WHAT IS BEING ASKED:
Write out the material exactly, with the pictures left out.

-------

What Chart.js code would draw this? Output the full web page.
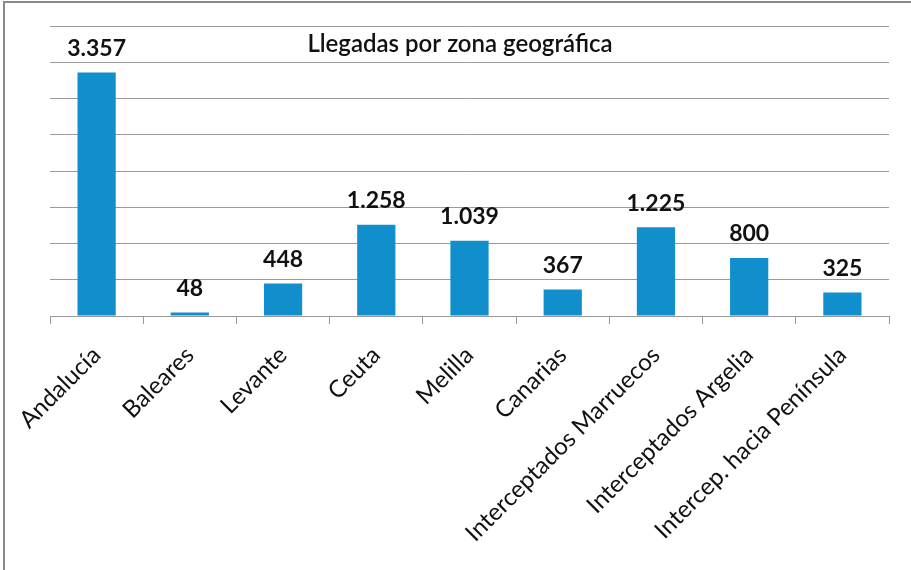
<!DOCTYPE html>
<html>
<head>
<meta charset="utf-8">
<script src="https://cdn.jsdelivr.net/npm/chart.js@4"></script>
<style>
    html, body { margin: 0; padding: 0; background: #fff; }
    #wrap { position: relative; width: 911px; height: 570px; }
    #frame {
        position: absolute; left: 3px; top: 1px; width: 908px; height: 567px;
        border-left: 2px solid #8a8a8a; border-top: 2px solid #8a8a8a;
        border-bottom: 1px solid #e4e4e4; pointer-events: none;
    }
</style>
</head>
<body>
<div id="wrap">
    <canvas id="chart" width="911" height="570"></canvas>
    <div id="frame"></div>
</div>
<script>
const zonas = ['Andalucía', 'Baleares', 'Levante', 'Ceuta', 'Melilla', 'Canarias',
    'Interceptados Marruecos', 'Interceptados Argelia', 'Intercep. hacia Península']
const llegadas = [3357, 48, 448, 1258, 1039, 367, 1225, 800, 325]
const titulo = 'Llegadas por zona geográfica'

const FONT = 'Lato, "Open Sans", sans-serif'

// formato con punto de miles, como en el original
function fmt(v) {
    return String(v).replace(/\B(?=(\d{3})+(?!\d))/g, '.')
}

// etiquetas de valor encima de cada barra + título dentro del área
const labelsPlugin = {
    id: 'labelsPlugin',
    afterDatasetsDraw(chart) {
        const ctx = chart.ctx
        const meta = chart.getDatasetMeta(0)
        ctx.save()
        ctx.fillStyle = '#111'
        ctx.font = 'bold 23px ' + FONT
        ctx.textAlign = 'center'
        ctx.textBaseline = 'middle'
        meta.data.forEach((bar, i) => {
            ctx.fillText(fmt(llegadas[i]), bar.x, bar.y - 24)
        })
        ctx.font = '600 24px ' + FONT
        ctx.fillText(titulo, 460, 44)
        ctx.restore()
    }
}

new Chart(document.getElementById('chart'), {
    type: 'bar',
    data: {
        labels: zonas,
        datasets: [{
            data: llegadas,
            backgroundColor: '#108fcc',
            categoryPercentage: 1,
            barPercentage: 0.41
        }]
    },
    options: {
        responsive: false,
        animation: false,
        layout: { padding: { left: 50, right: 22, top: 26, bottom: 0 } },
        plugins: { legend: { display: false }, tooltip: { enabled: false } },
        scales: {
            x: {
                grid: {
                    offset: true,
                    drawOnChartArea: false,
                    drawTicks: true,
                    tickLength: 8,
                    color: '#9a9a9a'
                },
                border: { color: '#9a9a9a', width: 1 },
                ticks: {
                    autoSkip: false,
                    minRotation: 45,
                    maxRotation: 45,
                    padding: 17,
                    color: '#111',
                    font: { family: FONT, size: 24 }
                },
                afterFit(scale) { scale.height = 254 }
            },
            y: {
                min: 0,
                max: 4000,
                ticks: { stepSize: 500, display: false },
                grid: { color: '#9a9a9a', drawTicks: false },
                border: { display: false }
            }
        }
    },
    plugins: [labelsPlugin]
})
</script>
</body>
</html>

-------

SOLUTION TO THE PROBLEM:
What Chart.js code would draw this? Output the full web page.
<!DOCTYPE html>
<html>
<head>
<meta charset="utf-8">
<script src="https://cdn.jsdelivr.net/npm/chart.js@4"></script>
<style>
    html, body { margin: 0; padding: 0; background: #fff; }
    #wrap { position: relative; width: 911px; height: 570px; }
    #frame {
        position: absolute; left: 3px; top: 1px; width: 908px; height: 567px;
        border-left: 2px solid #8a8a8a; border-top: 2px solid #8a8a8a;
        border-bottom: 1px solid #e4e4e4; pointer-events: none;
    }
</style>
</head>
<body>
<div id="wrap">
    <canvas id="chart" width="911" height="570"></canvas>
    <div id="frame"></div>
</div>
<script>
const zonas = ['Andalucía', 'Baleares', 'Levante', 'Ceuta', 'Melilla', 'Canarias',
    'Interceptados Marruecos', 'Interceptados Argelia', 'Intercep. hacia Península']
const llegadas = [3357, 48, 448, 1258, 1039, 367, 1225, 800, 325]
const titulo = 'Llegadas por zona geográfica'

const FONT = 'Lato, "Open Sans", sans-serif'

// formato con punto de miles, como en el original
function fmt(v) {
    return String(v).replace(/\B(?=(\d{3})+(?!\d))/g, '.')
}

// etiquetas de valor encima de cada barra + título dentro del área
const labelsPlugin = {
    id: 'labelsPlugin',
    afterDatasetsDraw(chart) {
        const ctx = chart.ctx
        const meta = chart.getDatasetMeta(0)
        ctx.save()
        ctx.fillStyle = '#111'
        ctx.font = 'bold 23px ' + FONT
        ctx.textAlign = 'center'
        ctx.textBaseline = 'middle'
        meta.data.forEach((bar, i) => {
            ctx.fillText(fmt(llegadas[i]), bar.x, bar.y - 24)
        })
        ctx.font = '600 24px ' + FONT
        ctx.fillText(titulo, 460, 44)
        ctx.restore()
    }
}

new Chart(document.getElementById('chart'), {
    type: 'bar',
    data: {
        labels: zonas,
        datasets: [{
            data: llegadas,
            backgroundColor: '#108fcc',
            categoryPercentage: 1,
            barPercentage: 0.41
        }]
    },
    options: {
        responsive: false,
        animation: false,
        layout: { padding: { left: 50, right: 22, top: 26, bottom: 0 } },
        plugins: { legend: { display: false }, tooltip: { enabled: false } },
        scales: {
            x: {
                grid: {
                    offset: true,
                    drawOnChartArea: false,
                    drawTicks: true,
                    tickLength: 8,
                    color: '#9a9a9a'
                },
                border: { color: '#9a9a9a', width: 1 },
                ticks: {
                    autoSkip: false,
                    minRotation: 45,
                    maxRotation: 45,
                    padding: 17,
                    color: '#111',
                    font: { family: FONT, size: 24 }
                },
                afterFit(scale) { scale.height = 254 }
            },
            y: {
                min: 0,
                max: 4000,
                ticks: { stepSize: 500, display: false },
                grid: { color: '#9a9a9a', drawTicks: false },
                border: { display: false }
            }
        }
    },
    plugins: [labelsPlugin]
})
</script>
</body>
</html>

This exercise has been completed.